For disk systems the biggest performance issues is the write capability of each individual disk and the number of disks (spindles) within the system. A single SATA disk can write between 75 and 100 MB/sec. An array with 10 SATA drives can, therefore, expect to be able to write between 750MB/sec and 1GB/sec. RAID processing overhead and inline deduplication processing will limit the speed so except the real performance to be somewhat lower, as much as 50% less than the raw disk performance depending on the specific system involved. When deciding on a disk subsystem, be sure to evaluate the manufacturer’s performance specifications.
With modern high speed tape subsystems the biggest problem is not exceeding the device’s capability but not meeting the write speed. A tape device performs best when the tape is passing the heads at full speed. If data is not streamed to the tape device at a sufficient rate to continuously write, the tape will have to stop while the drive’s buffer is filled with enough data to perform the next write.

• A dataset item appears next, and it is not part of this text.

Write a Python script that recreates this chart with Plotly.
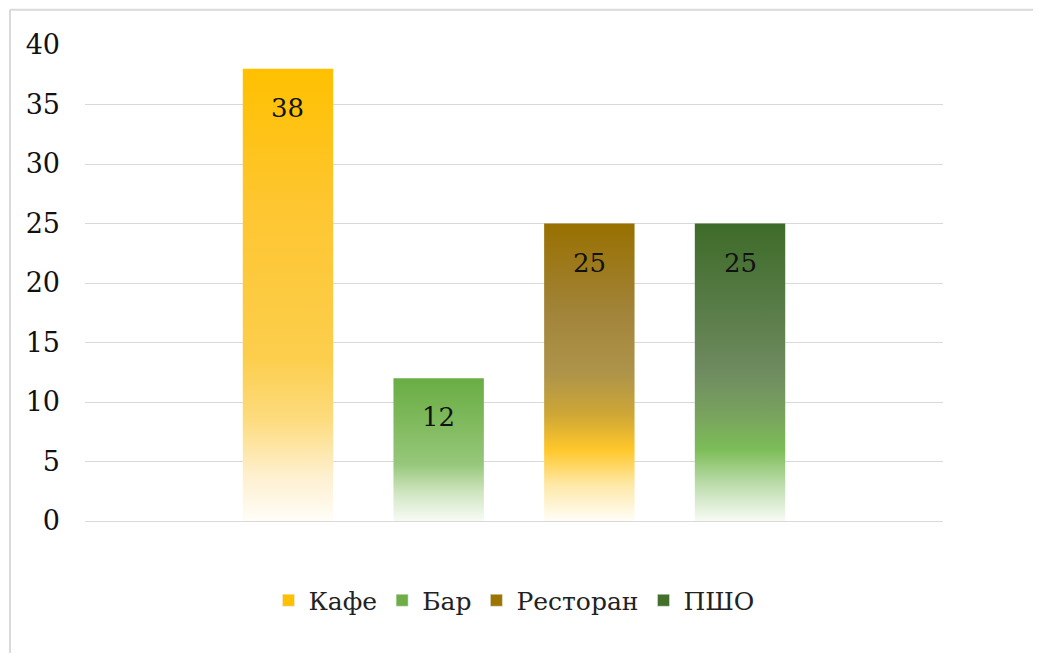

In order to get up to speed, the tape must rewind a small amount and then restart. Such activity is referred to as “shoe shining” and drastically reduces the life of both the tape and the drive.
Techniques such as multiplexing (intermingling backup data from multiple clients) can alleviate the problem but be certain that the last, slow client is not still trickling data to the tape after all other backup jobs have completed. In most cases D2D2T is the best solution, provided that the disk can be read fast enough to meet the tape’s requirements.
In most backup systems there are multiple components which cause performance issues. Be certain to investigate each stage of the backup process and analyze all potential causes of poor performance.